The women were typically admitted to these institutions at the request of family members (mostly men), priests and doctors. Without a family member on the outside who would vouch for them, some penitents would stay in the asylums for the rest of their lives, many of them taking religious vows.
Given Ireland's conservative sexual values, Magdalene Asylums were a generally accepted social institution until 1996....well into the second half of the 20th century. They disappeared with the changes in sexual mores – or, as Finnegan suggests, as they ceased to be profitable:
"Possibly the advent of the washing machine has been as instrumental in closing these laundries as have changing attitudes."—Finnegan
The sending of wayward women to Magdalene Asylums was an example of what many feminists regard as the phenomenon in which even alleged sexual misconduct by women is punished more harshly than sexual misconduct by men.
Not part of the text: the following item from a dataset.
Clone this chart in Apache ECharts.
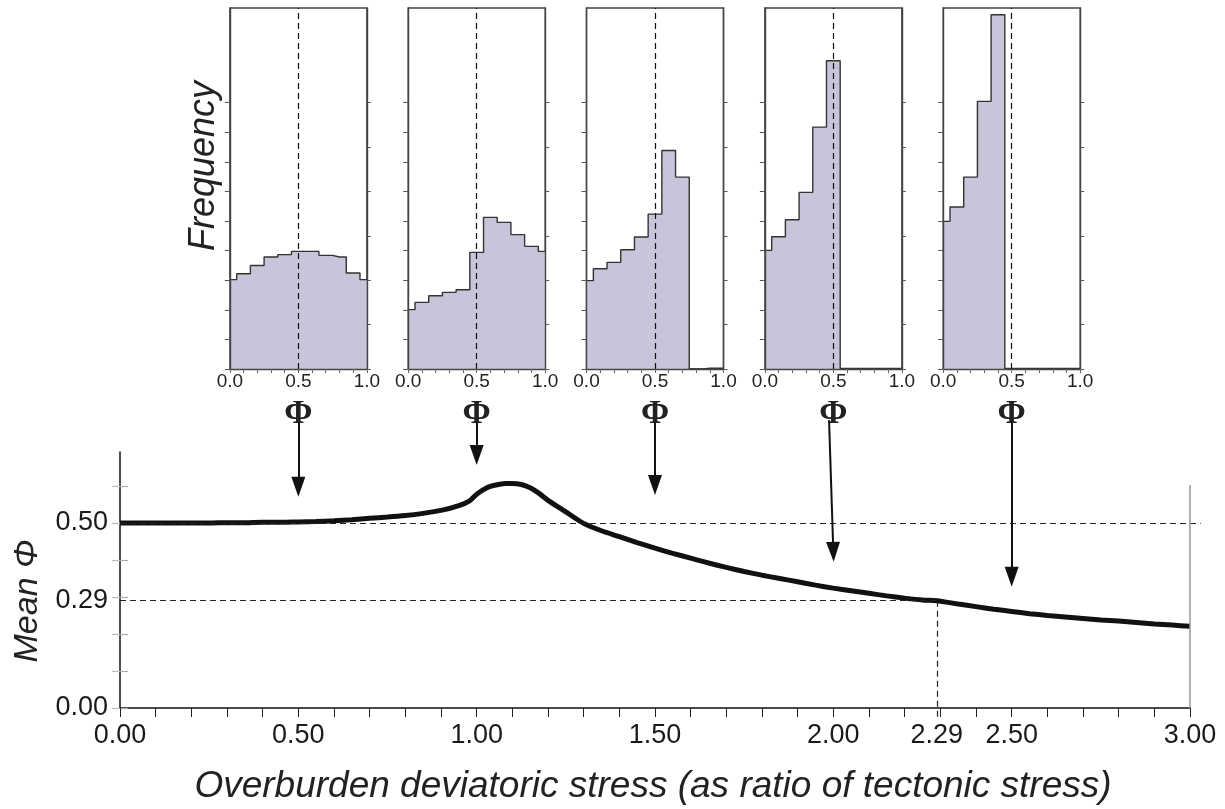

The existence of the Irish asylums was of little thought of until, in 1993, an order of nuns in Dublin sold part of their convent to a real estate developer. The remains of 155 inmates, which had been buried in unmarked graves on the property, were exhumed and, except for one body, cremated and reburied in a mass grave in Glasnevin Cemetery. This triggered a public scandal and became local and national news. In 1999 Mary Norris, Josephine McCarthy and Mary-Jo McDonagh, all asylum inmates, gave accounts of their treatment. The 1998 Channel 4 documentary Sex in a Cold Climate interviewed former inmates of Magdalene Asylums who testified to continued sexual, psychological and physical abuse while being isolated from the outside world for an indefinite amount of time. Allegations about the conditions of the convents and the treatment of the inmates of the Irish asylums were made in the film The Magdalene Sisters (2002), written and directed by Peter Mullan - a film which has been both acclaimed and criticised.
In May, 2009, the Commission to Inquire into Child Abuse released a 2000 page report[2] recording claims from hundreds of Irish residents that they were physically, sexually or emotionally abused as children between 1930s and the 1990s in a network of state administered and church-run residential schools meant to care for the poor, the vulnerable and the unwanted. The alleged abuse was by nuns, priests and non-clerical staff and helpers.[3] The allegations of abuse covers many Roman Catholic and State run Irish Industrial schools, including the Magdalene Asylums.
Commission to Inquire into Child Abuse claimed:
"There were two types of inquiry, one drawing on contested evidence (Investigation Committee) and the other on uncontested evidence (Confidential Committee), which reported to the Commission. Between them the Commission received the evidence of over 1,500 witnesses who attended or were resident as children in schools and care facilities in the State, particularly industrial and reformatory schools."[4]